▶ **WHAT TO PRODUCE**
Every line below that mentions the word "document" should be copied out.

** begin **

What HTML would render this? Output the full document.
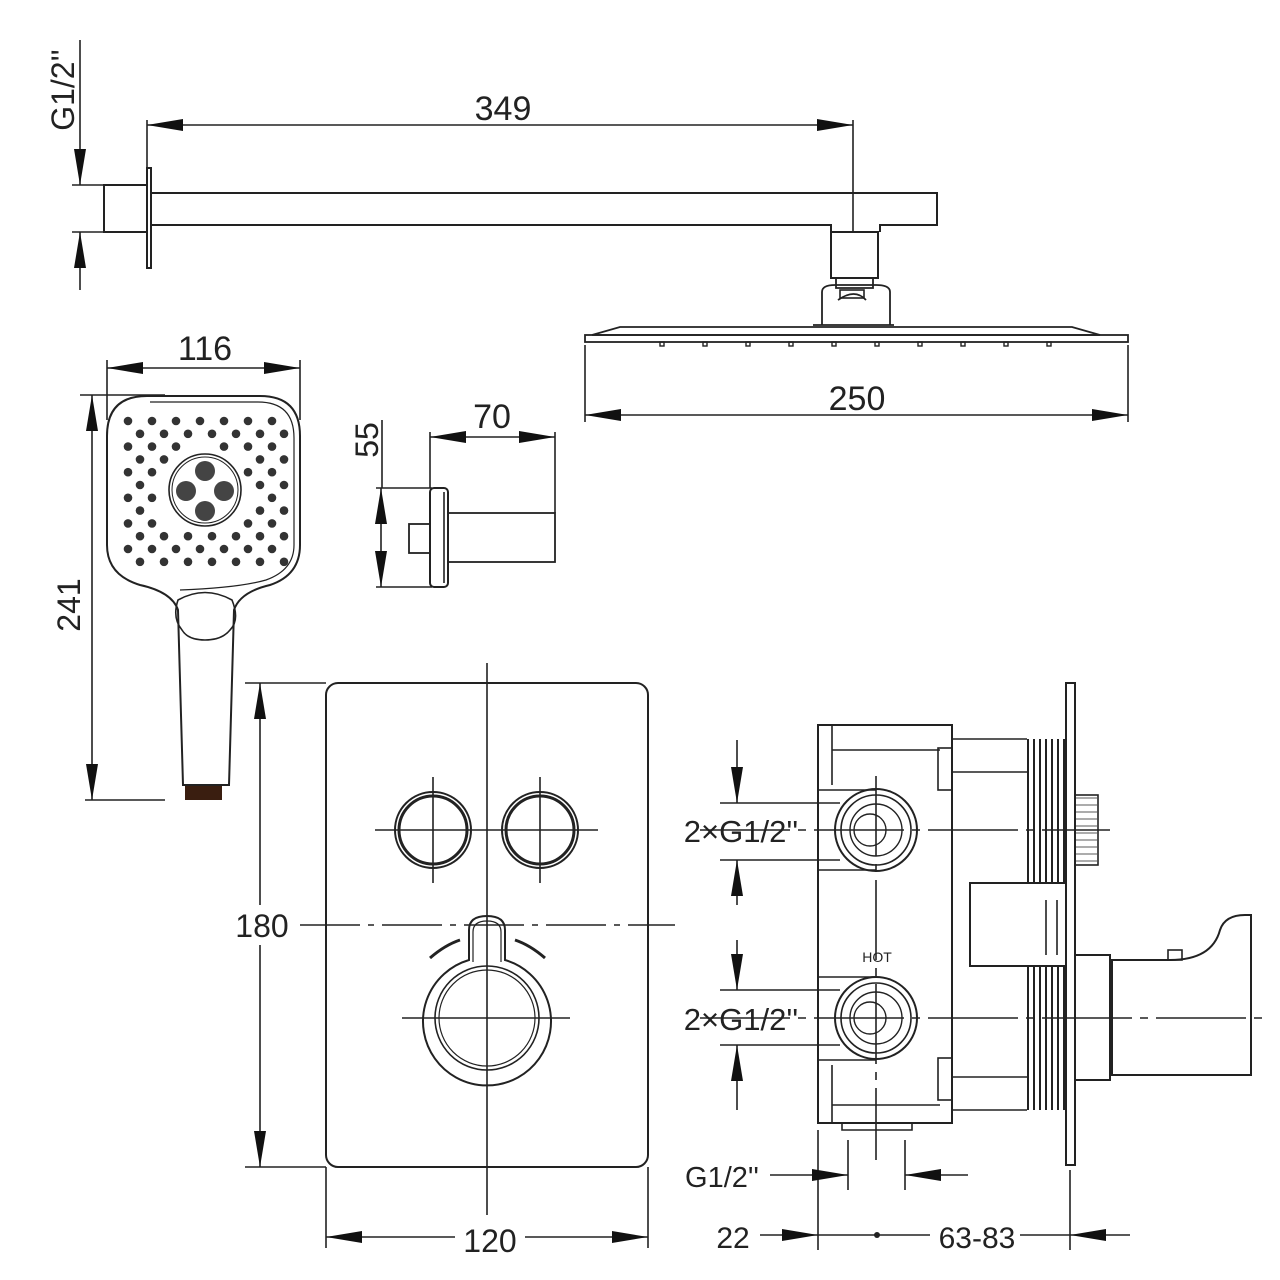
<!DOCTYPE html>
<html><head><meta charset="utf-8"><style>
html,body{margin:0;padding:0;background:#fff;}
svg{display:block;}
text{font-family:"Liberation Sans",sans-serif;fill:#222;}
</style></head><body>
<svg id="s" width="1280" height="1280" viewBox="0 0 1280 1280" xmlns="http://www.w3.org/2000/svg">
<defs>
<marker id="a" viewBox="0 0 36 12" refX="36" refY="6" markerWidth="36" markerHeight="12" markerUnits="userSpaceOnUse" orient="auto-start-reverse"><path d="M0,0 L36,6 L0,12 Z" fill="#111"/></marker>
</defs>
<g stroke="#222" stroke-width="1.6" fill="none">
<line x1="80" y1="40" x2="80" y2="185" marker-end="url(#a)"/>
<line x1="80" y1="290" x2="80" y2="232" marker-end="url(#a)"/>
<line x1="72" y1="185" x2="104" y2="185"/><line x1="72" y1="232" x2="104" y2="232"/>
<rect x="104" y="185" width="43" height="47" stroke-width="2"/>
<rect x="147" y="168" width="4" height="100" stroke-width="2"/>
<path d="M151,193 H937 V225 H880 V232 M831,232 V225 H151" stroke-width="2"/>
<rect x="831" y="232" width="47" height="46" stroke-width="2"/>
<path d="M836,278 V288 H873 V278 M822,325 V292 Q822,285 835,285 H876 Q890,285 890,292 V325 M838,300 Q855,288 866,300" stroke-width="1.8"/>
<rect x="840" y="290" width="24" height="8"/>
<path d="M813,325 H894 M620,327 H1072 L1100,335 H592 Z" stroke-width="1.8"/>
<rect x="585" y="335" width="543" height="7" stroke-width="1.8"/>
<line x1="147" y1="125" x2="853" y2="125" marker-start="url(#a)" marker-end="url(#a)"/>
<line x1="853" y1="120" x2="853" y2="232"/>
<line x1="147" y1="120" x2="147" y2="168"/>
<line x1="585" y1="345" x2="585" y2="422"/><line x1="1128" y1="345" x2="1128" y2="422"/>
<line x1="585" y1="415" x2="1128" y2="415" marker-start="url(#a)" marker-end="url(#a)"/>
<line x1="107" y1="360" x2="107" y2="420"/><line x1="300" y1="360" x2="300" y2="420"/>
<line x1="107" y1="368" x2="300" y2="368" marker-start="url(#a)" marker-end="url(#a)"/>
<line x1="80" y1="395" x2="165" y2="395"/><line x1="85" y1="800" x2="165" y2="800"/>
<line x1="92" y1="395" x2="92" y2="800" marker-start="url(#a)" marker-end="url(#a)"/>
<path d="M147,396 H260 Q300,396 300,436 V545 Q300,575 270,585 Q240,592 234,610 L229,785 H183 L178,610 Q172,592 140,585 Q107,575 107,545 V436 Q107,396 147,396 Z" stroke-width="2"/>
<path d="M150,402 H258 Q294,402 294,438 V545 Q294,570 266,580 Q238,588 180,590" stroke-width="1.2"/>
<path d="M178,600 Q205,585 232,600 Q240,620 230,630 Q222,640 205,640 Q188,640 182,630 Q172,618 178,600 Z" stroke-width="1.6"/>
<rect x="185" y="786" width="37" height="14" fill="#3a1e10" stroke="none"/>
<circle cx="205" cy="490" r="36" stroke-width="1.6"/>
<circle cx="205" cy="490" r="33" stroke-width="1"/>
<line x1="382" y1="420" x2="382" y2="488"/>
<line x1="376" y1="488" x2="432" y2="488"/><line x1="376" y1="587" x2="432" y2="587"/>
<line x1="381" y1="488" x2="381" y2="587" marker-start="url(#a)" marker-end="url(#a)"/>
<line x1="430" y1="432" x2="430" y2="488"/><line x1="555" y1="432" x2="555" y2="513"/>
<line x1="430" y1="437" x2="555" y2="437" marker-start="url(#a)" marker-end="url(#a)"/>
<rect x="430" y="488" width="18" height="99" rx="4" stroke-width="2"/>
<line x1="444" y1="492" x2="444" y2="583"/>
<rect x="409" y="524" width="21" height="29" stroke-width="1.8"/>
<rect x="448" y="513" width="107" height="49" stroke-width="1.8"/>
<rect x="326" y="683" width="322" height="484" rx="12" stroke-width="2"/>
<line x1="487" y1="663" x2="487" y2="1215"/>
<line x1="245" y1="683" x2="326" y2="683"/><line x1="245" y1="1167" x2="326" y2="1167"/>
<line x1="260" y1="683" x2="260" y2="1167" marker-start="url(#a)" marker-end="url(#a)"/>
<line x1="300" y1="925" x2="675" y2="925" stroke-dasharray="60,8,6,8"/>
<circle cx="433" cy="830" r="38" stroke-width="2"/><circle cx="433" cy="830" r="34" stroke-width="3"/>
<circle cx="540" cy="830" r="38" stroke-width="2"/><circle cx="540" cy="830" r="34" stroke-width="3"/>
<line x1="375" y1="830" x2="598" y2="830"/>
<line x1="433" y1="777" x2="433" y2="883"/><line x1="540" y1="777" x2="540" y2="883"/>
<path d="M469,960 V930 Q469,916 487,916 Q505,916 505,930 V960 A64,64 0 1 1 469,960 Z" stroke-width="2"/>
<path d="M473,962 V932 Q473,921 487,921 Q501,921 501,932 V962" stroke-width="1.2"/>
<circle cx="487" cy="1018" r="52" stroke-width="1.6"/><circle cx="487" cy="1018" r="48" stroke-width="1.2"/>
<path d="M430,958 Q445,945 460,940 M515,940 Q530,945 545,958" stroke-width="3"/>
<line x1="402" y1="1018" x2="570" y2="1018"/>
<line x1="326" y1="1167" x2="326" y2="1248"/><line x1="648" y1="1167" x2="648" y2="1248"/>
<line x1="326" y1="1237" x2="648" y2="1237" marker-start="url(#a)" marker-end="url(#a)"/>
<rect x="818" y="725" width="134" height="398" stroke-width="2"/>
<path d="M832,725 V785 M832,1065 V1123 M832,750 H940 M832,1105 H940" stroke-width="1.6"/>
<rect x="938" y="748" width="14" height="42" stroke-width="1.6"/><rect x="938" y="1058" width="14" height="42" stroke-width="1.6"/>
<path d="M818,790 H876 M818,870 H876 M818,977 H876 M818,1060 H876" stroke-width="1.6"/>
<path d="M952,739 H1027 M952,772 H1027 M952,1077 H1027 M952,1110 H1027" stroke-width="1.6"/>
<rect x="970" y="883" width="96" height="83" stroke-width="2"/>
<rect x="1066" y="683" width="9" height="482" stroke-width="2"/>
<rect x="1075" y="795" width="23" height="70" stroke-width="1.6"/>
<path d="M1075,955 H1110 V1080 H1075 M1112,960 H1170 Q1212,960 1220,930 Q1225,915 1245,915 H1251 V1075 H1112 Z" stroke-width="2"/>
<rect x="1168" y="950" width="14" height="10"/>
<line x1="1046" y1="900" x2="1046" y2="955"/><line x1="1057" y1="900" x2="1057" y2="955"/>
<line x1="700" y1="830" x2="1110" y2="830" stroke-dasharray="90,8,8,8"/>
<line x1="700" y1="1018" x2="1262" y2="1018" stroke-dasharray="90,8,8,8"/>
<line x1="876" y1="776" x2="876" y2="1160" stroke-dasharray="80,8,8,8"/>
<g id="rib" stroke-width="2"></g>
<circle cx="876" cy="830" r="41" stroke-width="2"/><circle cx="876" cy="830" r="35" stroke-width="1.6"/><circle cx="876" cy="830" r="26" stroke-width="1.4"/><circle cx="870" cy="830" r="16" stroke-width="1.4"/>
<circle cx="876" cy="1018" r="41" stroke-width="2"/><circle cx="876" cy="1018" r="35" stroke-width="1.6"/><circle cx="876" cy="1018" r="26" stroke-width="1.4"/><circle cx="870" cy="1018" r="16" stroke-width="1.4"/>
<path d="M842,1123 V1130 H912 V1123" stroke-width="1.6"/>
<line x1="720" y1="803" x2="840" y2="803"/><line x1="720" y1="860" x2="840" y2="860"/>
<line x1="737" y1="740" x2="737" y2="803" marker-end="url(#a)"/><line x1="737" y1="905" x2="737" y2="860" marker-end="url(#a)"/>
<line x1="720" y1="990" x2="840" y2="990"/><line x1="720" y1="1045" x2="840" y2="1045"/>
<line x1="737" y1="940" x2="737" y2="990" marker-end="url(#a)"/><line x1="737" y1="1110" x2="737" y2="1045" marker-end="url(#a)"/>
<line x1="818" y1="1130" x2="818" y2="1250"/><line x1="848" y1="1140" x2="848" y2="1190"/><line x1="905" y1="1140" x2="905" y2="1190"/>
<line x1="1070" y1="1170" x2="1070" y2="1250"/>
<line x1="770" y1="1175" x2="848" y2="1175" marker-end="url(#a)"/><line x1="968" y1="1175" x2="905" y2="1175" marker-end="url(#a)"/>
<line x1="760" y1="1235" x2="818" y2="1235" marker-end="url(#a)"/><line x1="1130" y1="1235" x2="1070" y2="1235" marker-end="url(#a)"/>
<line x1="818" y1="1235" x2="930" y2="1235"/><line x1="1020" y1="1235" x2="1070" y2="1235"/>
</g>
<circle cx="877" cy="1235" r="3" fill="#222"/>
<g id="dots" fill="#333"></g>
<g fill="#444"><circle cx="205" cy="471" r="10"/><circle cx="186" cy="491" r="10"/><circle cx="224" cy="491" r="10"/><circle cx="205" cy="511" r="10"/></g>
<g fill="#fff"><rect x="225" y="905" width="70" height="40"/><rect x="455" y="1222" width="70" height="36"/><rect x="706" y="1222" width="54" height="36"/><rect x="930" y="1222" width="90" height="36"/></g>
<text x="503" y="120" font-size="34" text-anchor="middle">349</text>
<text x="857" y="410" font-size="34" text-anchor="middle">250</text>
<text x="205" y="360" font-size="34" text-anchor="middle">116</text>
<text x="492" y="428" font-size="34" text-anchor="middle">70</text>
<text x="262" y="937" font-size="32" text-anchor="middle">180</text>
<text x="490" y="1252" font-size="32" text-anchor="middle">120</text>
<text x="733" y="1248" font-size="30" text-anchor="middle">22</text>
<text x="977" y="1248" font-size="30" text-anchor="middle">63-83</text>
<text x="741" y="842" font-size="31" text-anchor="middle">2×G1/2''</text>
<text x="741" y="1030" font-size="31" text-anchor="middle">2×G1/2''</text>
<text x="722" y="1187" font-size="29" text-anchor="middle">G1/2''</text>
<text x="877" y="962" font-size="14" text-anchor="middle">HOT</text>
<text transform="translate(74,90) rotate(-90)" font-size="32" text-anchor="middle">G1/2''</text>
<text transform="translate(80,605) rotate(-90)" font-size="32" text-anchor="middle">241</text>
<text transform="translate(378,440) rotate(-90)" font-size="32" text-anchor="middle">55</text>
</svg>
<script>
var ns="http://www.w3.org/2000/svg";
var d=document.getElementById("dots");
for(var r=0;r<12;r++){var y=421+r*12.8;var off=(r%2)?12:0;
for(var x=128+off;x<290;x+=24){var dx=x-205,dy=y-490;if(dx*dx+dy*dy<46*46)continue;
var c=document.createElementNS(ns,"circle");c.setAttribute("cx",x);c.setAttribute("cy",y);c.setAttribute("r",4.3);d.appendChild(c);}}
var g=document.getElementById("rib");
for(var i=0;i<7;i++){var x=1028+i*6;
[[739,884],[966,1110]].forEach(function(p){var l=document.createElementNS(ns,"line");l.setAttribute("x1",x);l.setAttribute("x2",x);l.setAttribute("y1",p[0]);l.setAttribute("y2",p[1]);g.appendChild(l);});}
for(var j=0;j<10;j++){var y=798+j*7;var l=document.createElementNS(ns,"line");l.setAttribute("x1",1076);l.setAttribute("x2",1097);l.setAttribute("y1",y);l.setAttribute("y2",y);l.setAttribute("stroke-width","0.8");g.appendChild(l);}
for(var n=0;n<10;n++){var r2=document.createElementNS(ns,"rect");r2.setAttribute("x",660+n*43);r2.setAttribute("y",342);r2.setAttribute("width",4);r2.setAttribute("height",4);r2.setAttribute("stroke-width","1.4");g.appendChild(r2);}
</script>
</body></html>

** end **

▶ **FINAL RESULT**
What HTML would render this? Output the full document.
var d=document.getElementById("dots");
var c=document.createElementNS(ns,"circle");c.setAttribute("cx",x);c.setAttribute("cy",y);c.setAttribute("r",4.3);d.appendChild(c);}}
var g=document.getElementById("rib");
[[739,884],[966,1110]].forEach(function(p){var l=document.createElementNS(ns,"line");l.setAttribute("x1",x);l.setAttribute("x2",x);l.setAttribute("y1",p[0]);l.setAttribute("y2",p[1]);g.appendChild(l);});}
for(var j=0;j<10;j++){var y=798+j*7;var l=document.createElementNS(ns,"line");l.setAttribute("x1",1076);l.setAttribute("x2",1097);l.setAttribute("y1",y);l.setAttribute("y2",y);l.setAttribute("stroke-width","0.8");g.appendChild(l);}
for(var n=0;n<10;n++){var r2=document.createElementNS(ns,"rect");r2.setAttribute("x",660+n*43);r2.setAttribute("y",342);r2.setAttribute("width",4);r2.setAttribute("height",4);r2.setAttribute("stroke-width","1.4");g.appendChild(r2);}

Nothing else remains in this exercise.